Condition (3) requires an express notice of assignment in writing to be given to the debtor so that the debtor knows to whom he must now pay the debt. Consent from the debtor to the assignment is not necessary. The date of assignment must also be stated correctly, (Stanley v English Fibres Industries Ltd (1899) 68 LJQB 839) albeit if no date is given at all, the notice is still not defective. (Van Lynn Development Ltd v Pelias Construction Co Ltd [1969] 1 QB 607) The notice will also be bad if the amount of debt has been stated incorrectly. (W F Harrison & Co v Burke [1956] 2 All ER 169.)

 

Upon receipt of the notice, the debtor must make all payments of the debt to the assignee and not the assignor and if he pays the assignor without the consent of the assignee, he may have to pay the assignee all over again.

 

Condition (4) is perhaps the most important, that is, the assignment must be absolute and not by way of charge.

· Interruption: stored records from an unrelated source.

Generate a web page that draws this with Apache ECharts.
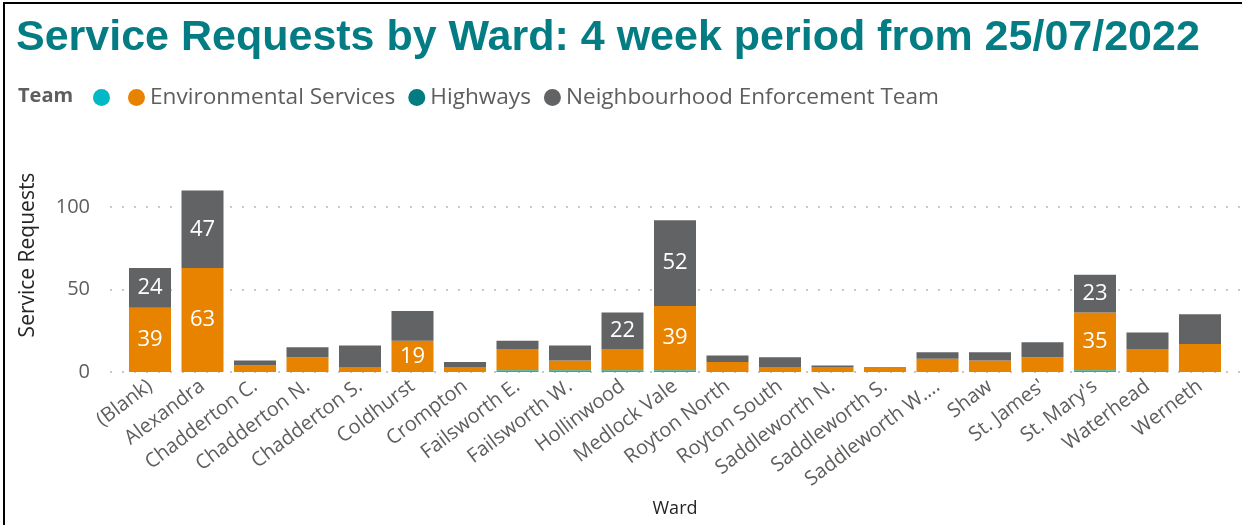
<!DOCTYPE html>
<html>
<head>
<meta charset="utf-8">
<script src="https://cdn.jsdelivr.net/npm/echarts@6/dist/echarts.min.js"></script>
<style>
html,body{margin:0;padding:0;background:#fff;}
#chart{width:1242px;height:525px;}
</style>
</head>
<body>
<div id="chart"></div>
<script>
const wards = ["(Blank)","Alexandra","Chadderton C.","Chadderton N.","Chadderton S.","Coldhurst","Crompton","Failsworth E.","Failsworth W.","Hollinwood","Medlock Vale","Royton North","Royton South","Saddleworth N.","Saddleworth S.","Saddleworth W....","Shaw","St. James'","St. Mary's","Waterhead","Werneth"];
const blankTeam      = [0,0,0,0,0,0,0,1,1,1,1,0,0,0,0,0,0,0,1,0,0];
const environmental  = [39,63,4,9,3,19,3,13,6,13,39,6,3,3,3,8,7,9,35,14,17];
const highways       = [0,0,0,0,0,0,0,0,0,0,0,0,0,0,0,0,0,0,0,0,0];
const neighbourhood  = [24,47,3,6,13,18,3,5,9,22,52,4,6,1,0,4,5,9,23,10,18];
const yTicks = [0,50,100];
const LABEL_MIN = 19;

const FONT = "'Open Sans', 'Noto Sans', sans-serif";
const chart = echarts.init(document.getElementById('chart'));

function mkSeries(name, data, color) {
  return {
    name: name, type: 'bar', stack: 'total', data: data,
    xAxisIndex: 1, yAxisIndex: 1,
    barCategoryGap: '20%',
    itemStyle: { color: color },
    label: {
      show: true, position: 'inside', color: '#ffffff',
      fontFamily: FONT, fontSize: 22,
      formatter: p => (p.value >= LABEL_MIN ? String(p.value) : '')
    },
    emphasis: { disabled: true }
  };
}

chart.setOption({
  animation: false,
  backgroundColor: '#ffffff',
  title: [
    { text: 'Service Requests by Ward: 4 week period from 25/07/2022', left: 11, top: 12,
      textStyle: { fontFamily: "'Liberation Sans', Arial, sans-serif", fontWeight: 'bold', fontSize: 43, color: '#037C84' } },
    { text: 'Team', left: 13, top: 81,
      textStyle: { fontFamily: FONT, fontWeight: 'bold', fontSize: 20, color: '#605E5C' } }
  ],
  legend: {
    left: 88, top: 81, itemWidth: 17, itemHeight: 17, itemGap: 13,
    icon: 'circle',
    textStyle: { fontFamily: FONT, fontSize: 22.6, color: '#605E5C' },
    data: ['\u200b', 'Environmental Services', 'Highways', 'Neighbourhood Enforcement Team']
  },
  grid: [
    { left: 110, right: 2, top: 190.5, bottom: 153 },
    { left: 123.75, right: 15.75, top: 190.5, bottom: 153 }
  ],
  xAxis: [
    { type: 'category', gridIndex: 0, data: wards, show: false },
    { type: 'category', gridIndex: 1, data: wards,
      axisLine: { show: false }, axisTick: { show: false },
      axisLabel: { interval: 0, rotate: 37, margin: 12, color: '#605E5C', fontFamily: FONT, fontSize: 20 },
      name: 'Ward', nameLocation: 'middle', nameGap: 128,
      nameTextStyle: { color: '#252423', fontFamily: FONT, fontSize: 18 } }
  ],
  yAxis: [
    { type: 'value', gridIndex: 0, min: 0, max: 110, interval: 50,
      axisLine: { show: false }, axisTick: { show: false },
      axisLabel: { showMaxLabel: false, margin: 20, color: '#605E5C', fontFamily: FONT, fontSize: 20,
        formatter: v => (yTicks.indexOf(v) >= 0 ? String(v) : '') },
      splitLine: { show: true, showMaxLine: false, lineStyle: { color: '#c8c8c8', width: 2, type: [2, 10] } } },
    { type: 'value', gridIndex: 1, min: 0, max: 110, interval: 50, show: false,
      splitLine: { show: false } }
  ],
  graphic: [
    { type: 'text', x: 28, y: 255, rotation: Math.PI / 2,
      style: { text: 'Service Requests', fill: '#252423', font: "21px 'Open Sans', sans-serif", textAlign: 'center', textVerticalAlign: 'middle' } },
    { type: 'rect', shape: { x: 4, y: 3, width: 1400, height: 800 }, silent: true,
      style: { fill: 'none', stroke: '#000000', lineWidth: 2 } }
  ],
  series: [
    mkSeries('\u200b', blankTeam, '#01B8C6'),
    mkSeries('Environmental Services', environmental, '#E88300'),
    mkSeries('Highways', highways, '#037B82'),
    mkSeries('Neighbourhood Enforcement Team', neighbourhood, '#626365')
  ]
});
</script>
</body>
</html>
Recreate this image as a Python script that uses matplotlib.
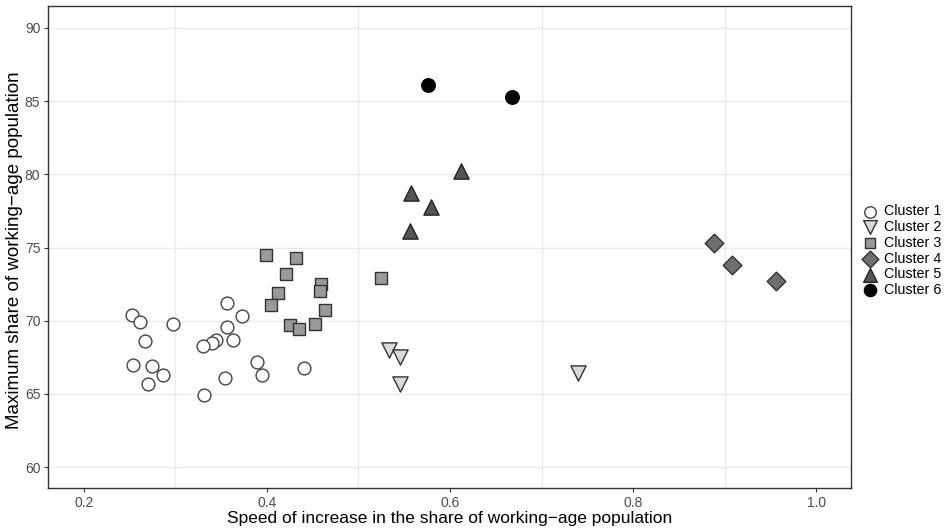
import matplotlib
matplotlib.use("Agg")
import matplotlib.pyplot as plt

plt.rcParams['font.family'] = ['Liberation Sans', 'DejaVu Sans']

# cluster data (speed, max share)
c1_x = [0.253, 0.262, 0.298, 0.267, 0.254, 0.275, 0.287, 0.270, 0.356, 0.373,
        0.357, 0.363, 0.345, 0.340, 0.330, 0.389, 0.395, 0.354, 0.331, 0.441]
c1_y = [70.4, 69.9, 69.8, 68.6, 67.0, 66.9, 66.3, 65.7, 71.2, 70.3,
        69.6, 68.7, 68.7, 68.5, 68.3, 67.2, 66.3, 66.1, 64.9, 66.8]
c2_x = [0.533, 0.545, 0.545, 0.740]
c2_y = [68.0, 67.5, 65.7, 66.4]
c3_x = [0.399, 0.432, 0.421, 0.459, 0.458, 0.412, 0.405, 0.464, 0.425, 0.435,
        0.453, 0.525]
c3_y = [74.5, 74.3, 73.2, 72.5, 72.0, 71.9, 71.1, 70.7, 69.7, 69.4,
        69.8, 72.9]
c4_x = [0.888, 0.908, 0.956]
c4_y = [75.3, 73.8, 72.7]
c5_x = [0.612, 0.557, 0.579, 0.556]
c5_y = [80.2, 78.7, 77.8, 76.1]
c6_x = [0.576, 0.668]
c6_y = [86.1, 85.3]

labels = ["Cluster 1", "Cluster 2", "Cluster 3", "Cluster 4", "Cluster 5", "Cluster 6"]
xs = [c1_x, c2_x, c3_x, c4_x, c5_x, c6_x]
ys = [c1_y, c2_y, c3_y, c4_y, c5_y, c6_y]
markers = ["o", "v", "s", "D", "^", "o"]
sizes = [85, 120, 64, 90, 120, 95]
fills = ["white", "#d9d9d9", "#999999", "#6f6f6f", "#555555", "black"]
edges = ["#444444", "#333333", "#333333", "#333333", "#222222", "black"]

fig = plt.figure(figsize=(9.52, 5.30), dpi=100)
ax = fig.add_axes([0.0504, 0.0792, 0.8436, 0.9095])

for x, y, m, s, fc, ec, lab in zip(xs, ys, markers, sizes, fills, edges, labels):
    ax.scatter(x, y, marker=m, s=s, facecolor=fc, edgecolor=ec, linewidth=1.0,
               label=lab, zorder=3)

ax.set_xlim(0.161, 1.038)
ax.set_ylim(58.57, 91.5)
ax.set_xticks([0.2, 0.4, 0.6, 0.8, 1.0])
ax.set_xticklabels(["0.2", "0.4", "0.6", "0.8", "1.0"])
ax.set_yticks([60, 65, 70, 75, 80, 85, 90])
ax.set_xticks([0.3, 0.5, 0.7, 0.9], minor=True)
ax.tick_params(axis='x', which='minor', length=0)
ax.tick_params(axis='both', which='major', length=3, color='#333333',
               labelsize=10, labelcolor='#4d4d4d', pad=2.5)
ax.grid(True, axis='y', which='major', color='#ebebeb', linewidth=1.0, zorder=0)
ax.grid(True, axis='x', which='minor', color='#ebebeb', linewidth=1.0, zorder=0)
ax.set_axisbelow(True)
for sp in ax.spines.values():
    sp.set_color('#333333')
    sp.set_linewidth(1.0)

ax.set_xlabel("Speed of increase in the share of working\u2212age population",
              fontsize=12.5, labelpad=1)
ax.set_ylabel("Maximum share of working\u2212age population", fontsize=13.5)
ax.yaxis.set_label_coords(-0.031, 0.494)

fig.legend(loc='upper left', bbox_to_anchor=(0.9, 0.625), frameon=False,
           fontsize=10.3, markerscale=0.9, handletextpad=0.5, labelspacing=0.12,
           borderaxespad=0, handlelength=1.0)

fig.savefig("out.png", dpi=100)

Generally, the requirements of an absolute assignment are: (1) the assignment must be in respect of the whole and not part of the debt (Jones v Humphreys Ibid.); (2) the assignment must not be conditional and (3) the assignment must not be “by way of charge”.

 

If the assignment fails to meet the above conditions, then the assignment will be an equitable assignment in which case the assignee has to join the assignor as a co-plaintiff but the assignor is entitled to sue direct.